#### STORED DATA ####
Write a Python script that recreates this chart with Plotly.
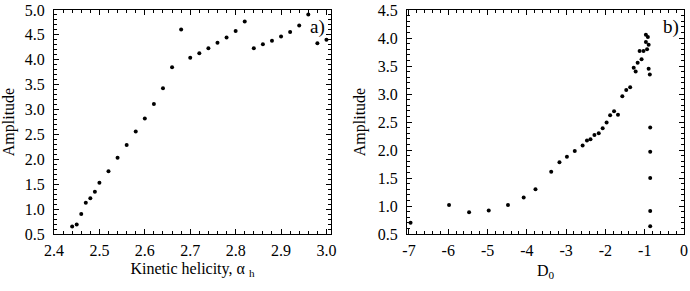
import plotly.graph_objects as go

# Panel a data
helicity = [2.44, 2.45, 2.46, 2.47, 2.48, 2.49, 2.50, 2.52, 2.54, 2.56, 2.58, 2.60,
            2.62, 2.64, 2.66, 2.68, 2.70, 2.72, 2.74, 2.76, 2.78, 2.80, 2.82, 2.84,
            2.86, 2.88, 2.90, 2.92, 2.94, 2.96, 2.98, 3.00]
amp_a = [0.65, 0.69, 0.90, 1.13, 1.22, 1.35, 1.53, 1.76, 2.03, 2.29, 2.56, 2.82,
         3.11, 3.43, 3.85, 4.61, 4.04, 4.13, 4.23, 4.34, 4.45, 4.58, 4.77, 4.23,
         4.31, 4.38, 4.47, 4.56, 4.69, 4.91, 4.33, 4.40]

# Panel b data
d0 = [-6.96, -5.98, -5.47, -4.97, -4.48, -4.08, -3.78, -3.38, -3.17, -2.98, -2.78,
      -2.58, -2.47, -2.38, -2.28, -2.17, -2.07, -1.97, -1.88, -1.78, -1.68, -1.57,
      -1.47, -1.37, -1.28, -1.23, -1.18, -1.13, -1.08, -1.03, -0.97, -0.97, -0.92,
      -0.94, -0.90, -0.90, -0.87, -0.86, -0.86, -0.86, -0.86, -0.86]
amp_b = [0.70, 1.02, 0.89, 0.92, 1.02, 1.15, 1.30, 1.61, 1.78, 1.88, 1.98,
         2.08, 2.17, 2.19, 2.27, 2.30, 2.39, 2.49, 2.62, 2.69, 2.63, 2.96,
         3.07, 3.12, 3.47, 3.40, 3.56, 3.77, 3.62, 3.77, 3.93, 4.06, 4.02,
         3.80, 3.88, 3.45, 3.35, 2.40, 1.97, 1.50, 0.91, 0.64]

# Tick labels
xa_ticks = [2.4, 2.5, 2.6, 2.7, 2.8, 2.9, 3.0]
xa_text = ["2.4", "2.5", "2.6", "2.7", "2.8", "2.9", "3.0"]
ya_ticks = [0.5, 1.0, 1.5, 2.0, 2.5, 3.0, 3.5, 4.0, 4.5, 5.0]
ya_text = ["0.5", "1.0", "1.5", "2.0", "2.5", "3.0", "3.5", "4.0", "4.5", "5.0"]
xb_ticks = [-7, -6, -5, -4, -3, -2, -1, 0]
xb_text = ["-7", "-6", "-5", "-4", "-3", "-2", "-1", "0"]
yb_ticks = [0.5, 1.0, 1.5, 2.0, 2.5, 3.0, 3.5, 4.0, 4.5]
yb_text = ["0.5", "1.0", "1.5", "2.0", "2.5", "3.0", "3.5", "4.0", "4.5"]

W, H = 690, 291
FONT = "Liberation Serif"

fig = go.Figure()
fig.add_trace(go.Scatter(x=helicity, y=amp_a, mode="markers",
                         marker=dict(color="black", size=4), xaxis="x", yaxis="y",
                         showlegend=False))
fig.add_trace(go.Scatter(x=d0, y=amp_b, mode="markers",
                         marker=dict(color="black", size=4), xaxis="x2", yaxis="y2",
                         showlegend=False))

common = dict(showgrid=False, zeroline=False, showline=True, linecolor="black",
              linewidth=1, mirror="allticks", ticks="inside", ticklen=5,
              tickcolor="black", tickwidth=1, ticklabeloverflow="allow",
              automargin=False,
              tickfont=dict(family=FONT, size=16, color="black"))

fig.update_layout(
    width=W, height=H,
    margin=dict(l=0, r=0, t=10, b=57, autoexpand=False),
    paper_bgcolor="white", plot_bgcolor="white",
    font=dict(family=FONT, color="black"),
    xaxis=dict(domain=[54 / W, 331 / W], range=[2.4, 3.01], anchor="y",
               tickvals=xa_ticks, ticktext=xa_text, ticklabelstandoff=2,
               minor=dict(dtick=0.02, tick0=2.4, ticks="inside", ticklen=3,
                          tickcolor="black", showgrid=False),
               title=dict(text="Kinetic helicity, α <sub>h</sub>",
                          font=dict(family=FONT, size=16, color="black"), standoff=4),
               **common),
    yaxis=dict(domain=[0, 1], range=[0.5, 5.0], anchor="x",
               tickvals=ya_ticks, ticktext=ya_text, ticklabelstandoff=5,
               minor=dict(dtick=0.1, tick0=0.5, ticks="inside", ticklen=3,
                          tickcolor="black", showgrid=False),
               title=dict(text="Amplitude",
                          font=dict(family=FONT, size=16, color="black"), standoff=8),
               **common),
    xaxis2=dict(domain=[407 / W, 684 / W], range=[-7.05, 0], anchor="y2",
                tickvals=xb_ticks, ticktext=xb_text, ticklabelstandoff=2,
                minor=dict(dtick=0.2, tick0=-7, ticks="inside", ticklen=3,
                           tickcolor="black", showgrid=False),
                title=dict(text="D<sub>0</sub>",
                           font=dict(family=FONT, size=16, color="black"), standoff=6),
                **common),
    yaxis2=dict(domain=[0, 1], range=[0.5, 4.5], anchor="x2",
                tickvals=yb_ticks, ticktext=yb_text, ticklabelstandoff=5,
                minor=dict(dtick=0.1, tick0=0.5, ticks="inside", ticklen=3,
                           tickcolor="black", showgrid=False),
                title=dict(text="Amplitude",
                           font=dict(family=FONT, size=16, color="black"), standoff=8),
                **common),
    annotations=[
        dict(text="a)", xref="paper", yref="paper", x=317 / W, y=1 - (27 - 10) / 224,
             showarrow=False, font=dict(family=FONT, size=19, color="black"),
             xanchor="center", yanchor="middle"),
        dict(text="b)", xref="paper", yref="paper", x=671 / W, y=1 - (27 - 10) / 224,
             showarrow=False, font=dict(family=FONT, size=19, color="black"),
             xanchor="center", yanchor="middle"),
    ],
)

fig.write_html("out.html",
               config={"displayModeBar": False, "staticPlot": True},
               post_script="document.body.style.margin='0';document.body.style.overflow='hidden';")
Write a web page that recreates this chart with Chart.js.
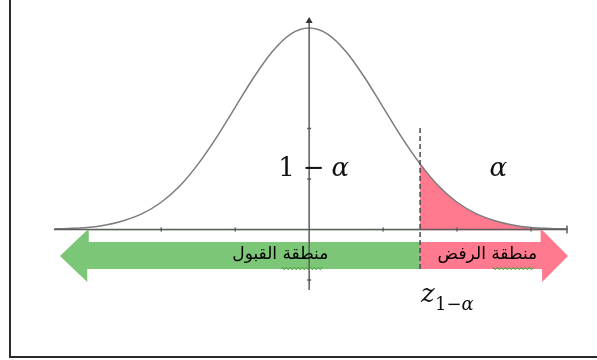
<!DOCTYPE html>
<html>
<head>
<meta charset="utf-8">
<script src="https://cdn.jsdelivr.net/npm/chart.js@4/dist/chart.umd.min.js"></script>
<style>
  html, body { margin: 0; padding: 0; background: #fff; }
  #wrap { width: 597px; height: 360px; }
</style>
</head>
<body>
<div id="wrap"><canvas id="normal-chart"></canvas></div>
<script>
  // curve heights read at quarter steps of z
  const zValues = [-3.5, -3.25, -3, -2.75, -2.5, -2.25, -2, -1.75, -1.5, -1.25, -1, -0.75, -0.5, -0.25,
    0, 0.25, 0.5, 0.75, 1, 1.25, 1.5, 1.75, 2, 2.25, 2.5, 2.75, 3, 3.25, 3.5];
  const density = [0.001, 0.002, 0.004, 0.009, 0.018, 0.032, 0.054, 0.086, 0.130, 0.183, 0.242, 0.301, 0.352, 0.387,
    0.399, 0.387, 0.352, 0.301, 0.242, 0.183, 0.130, 0.086, 0.054, 0.032, 0.018, 0.009, 0.004, 0.002, 0.001];
  const xTicks = [-2, -1, 1, 2, 3];
  const yTicks = [-0.1, 0.1, 0.2];
  const criticalZ = 1.5;
  const acceptLabel = "منطقة القبول";
  const rejectLabel = "منطقة الرفض";

  const GREEN = "rgb(124,198,120)";
  const PINK = "rgb(255,121,143)";
  const AXIS = "#5e5e5e";

  const curvePoints = zValues.map((z, i) => ({ x: z, y: density[i] }));
  const tailPoints = curvePoints.filter(p => p.x >= criticalZ);

  function squiggle(ctx, x0, x1, y) {
    ctx.beginPath();
    let up = true;
    ctx.moveTo(x0, y);
    for (let x = x0; x <= x1; x += 2) {
      ctx.lineTo(x, up ? y - 1.3 : y + 1.3);
      up = !up;
    }
    ctx.strokeStyle = "rgb(70,160,60)";
    ctx.lineWidth = 1;
    ctx.stroke();
  }

  // draws pieces left to right, each with its own font
  function runText(ctx, parts, x, y) {
    parts.forEach(([text, font, gap]) => {
      ctx.font = font;
      ctx.fillText(text, x, y);
      x += ctx.measureText(text).width + (gap || 0);
    });
  }

  const regionsPlugin = {
    id: "regions",
    beforeDraw(chart) {
      const ctx = chart.ctx;
      ctx.save();
      ctx.fillStyle = "#fff";
      ctx.fillRect(0, 0, chart.width, chart.height);
      ctx.strokeStyle = "#2a2a2a";
      ctx.lineWidth = 2;
      ctx.beginPath();
      ctx.moveTo(10, 0);
      ctx.lineTo(10, 357);
      ctx.lineTo(chart.width, 357);
      ctx.stroke();
      ctx.restore();
    },
    beforeDatasetsDraw(chart) {
      const ctx = chart.ctx;
      const xs = chart.scales.x, ys = chart.scales.y;
      const axisY = ys.getPixelForValue(0);
      const cut = xs.getPixelForValue(criticalZ);
      const leftTip = xs.getPixelForValue(-3.37), leftBase = xs.getPixelForValue(-3);
      const rightTip = xs.getPixelForValue(3.5), rightBase = xs.getPixelForValue(3.15);
      const headTop = axisY + 0.5, headBot = axisY + 52.5, mid = axisY + 26.5;
      const shaftTop = axisY + 1, shaftBot = axisY + 39.5;
      ctx.save();
      // acceptance arrow, pointing left
      ctx.fillStyle = GREEN;
      ctx.beginPath();
      ctx.moveTo(leftTip, mid);
      ctx.lineTo(leftBase, headTop);
      ctx.lineTo(leftBase, shaftTop);
      ctx.lineTo(cut, shaftTop);
      ctx.lineTo(cut, shaftBot);
      ctx.lineTo(leftBase, shaftBot);
      ctx.lineTo(leftBase, headBot);
      ctx.closePath();
      ctx.fill();
      // rejection arrow, pointing right
      ctx.fillStyle = PINK;
      ctx.beginPath();
      ctx.moveTo(rightTip, mid);
      ctx.lineTo(rightBase, headTop);
      ctx.lineTo(rightBase, shaftTop);
      ctx.lineTo(cut, shaftTop);
      ctx.lineTo(cut, shaftBot);
      ctx.lineTo(rightBase, shaftBot);
      ctx.lineTo(rightBase, headBot);
      ctx.closePath();
      ctx.fill();
      // white strip along the top of both shafts
      ctx.fillStyle = "#fff";
      ctx.fillRect(leftBase + 1.5, axisY + 1, rightBase - leftBase - 3, 11.5);
      ctx.restore();
    },
    afterDatasetsDraw(chart) {
      const ctx = chart.ctx;
      const xs = chart.scales.x, ys = chart.scales.y;
      const area = chart.chartArea;
      const axisY = ys.getPixelForValue(0);
      const axisX = xs.getPixelForValue(0);
      const cut = xs.getPixelForValue(criticalZ);
      ctx.save();
      ctx.strokeStyle = AXIS;
      ctx.lineWidth = 1.5;
      // horizontal axis with ticks
      ctx.beginPath();
      ctx.moveTo(area.left, axisY);
      ctx.lineTo(area.right - 1, axisY);
      ctx.moveTo(area.right - 1, axisY - 4);
      ctx.lineTo(area.right - 1, axisY + 4);
      xTicks.forEach(t => {
        const x = xs.getPixelForValue(t);
        ctx.moveTo(x, axisY - 2);
        ctx.lineTo(x, axisY + 2);
      });
      ctx.stroke();
      // vertical axis with ticks and arrow head
      ctx.beginPath();
      ctx.moveTo(axisX, ys.getPixelForValue(-0.12));
      ctx.lineTo(axisX, area.top + 5);
      yTicks.forEach(t => {
        const y = ys.getPixelForValue(t);
        ctx.moveTo(axisX - 2, y);
        ctx.lineTo(axisX + 2, y);
      });
      ctx.stroke();
      ctx.fillStyle = "#333";
      ctx.beginPath();
      ctx.moveTo(axisX, area.top);
      ctx.lineTo(axisX - 3.5, area.top + 6);
      ctx.lineTo(axisX + 3.5, area.top + 6);
      ctx.closePath();
      ctx.fill();
      // critical value marker
      ctx.setLineDash([5, 3]);
      ctx.strokeStyle = "#4a4a4a";
      ctx.beginPath();
      ctx.moveTo(cut, ys.getPixelForValue(0.201));
      ctx.lineTo(cut, axisY + 39.5);
      ctx.stroke();
      ctx.setLineDash([]);

      // region names
      ctx.fillStyle = "#000";
      ctx.font = "17px 'DejaVu Sans'";
      ctx.textAlign = "center";
      ctx.textBaseline = "middle";
      ctx.direction = "rtl";
      const accX = xs.getPixelForValue(-0.39), rejX = xs.getPixelForValue(2.41);
      ctx.fillText(acceptLabel, accX, axisY + 25);
      ctx.fillText(rejectLabel, rejX, axisY + 25);
      ctx.direction = "ltr";
      squiggle(ctx, accX + 2, accX + 43, axisY + 39);
      squiggle(ctx, rejX + 6, rejX + 46, axisY + 39);

      // probabilities and critical value
      ctx.fillStyle = "#111";
      ctx.textAlign = "left";
      ctx.textBaseline = "alphabetic";
      const probY = ys.getPixelForValue(0.106);
      runText(ctx, [
        ["1", "26px 'DejaVu Serif'", 8],
        ["\u2212", "26px 'DejaVu Serif'", 7],
        ["\u03b1", "italic 26px 'DejaVu Serif'"]
      ], axisX - 31, probY);
      ctx.font = "italic 26px 'DejaVu Serif'";
      ctx.fillText("\u03b1", xs.getPixelForValue(2.44), probY);
      runText(ctx, [
        ["z", "italic 26px 'DejaVu Serif'", 1]
      ], cut + 1, axisY + 72);
      runText(ctx, [
        ["1", "18px 'DejaVu Serif'", 0],
        ["\u2212", "18px 'DejaVu Serif'", 0],
        ["\u03b1", "italic 18px 'DejaVu Serif'"]
      ], cut + 15, axisY + 80);
      ctx.restore();
    }
  };

  new Chart(document.getElementById("normal-chart"), {
    type: "scatter",
    data: {
      datasets: [
        {
          data: curvePoints,
          showLine: true,
          borderColor: "#7c7c7c",
          borderWidth: 1.5,
          pointRadius: 0,
          cubicInterpolationMode: "monotone",
          fill: false
        },
        {
          data: tailPoints,
          showLine: true,
          borderWidth: 0,
          borderColor: "rgba(0,0,0,0)",
          backgroundColor: PINK,
          pointRadius: 0,
          cubicInterpolationMode: "monotone",
          fill: "origin"
        }
      ]
    },
    options: {
      responsive: true,
      maintainAspectRatio: false,
      animation: false,
      layout: { padding: { left: 54, right: 29, top: 17, bottom: 70 } },
      scales: {
        x: { type: "linear", min: -3.45, max: 3.5, display: false },
        y: { min: -0.1198, max: 0.4208, display: false }
      },
      plugins: {
        legend: { display: false },
        tooltip: { enabled: false }
      }
    },
    plugins: [regionsPlugin]
  });
</script>
</body>
</html>
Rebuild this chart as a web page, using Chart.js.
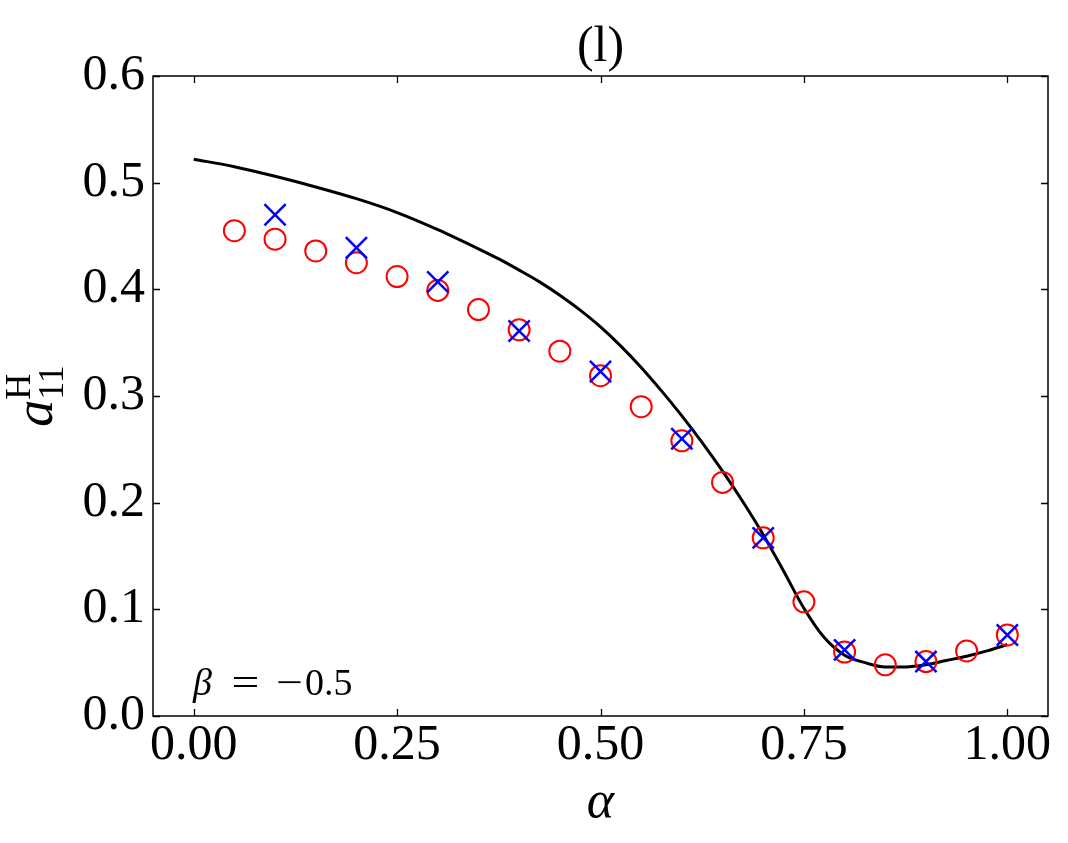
####
* PROMPT
Give back exactly the lines from the first line of the data through the line with "import plotly.graph_objects as go", pictures excluded.

* THE RESPONSE
Write a Python script that recreates this chart with Plotly.
import plotly.graph_objects as go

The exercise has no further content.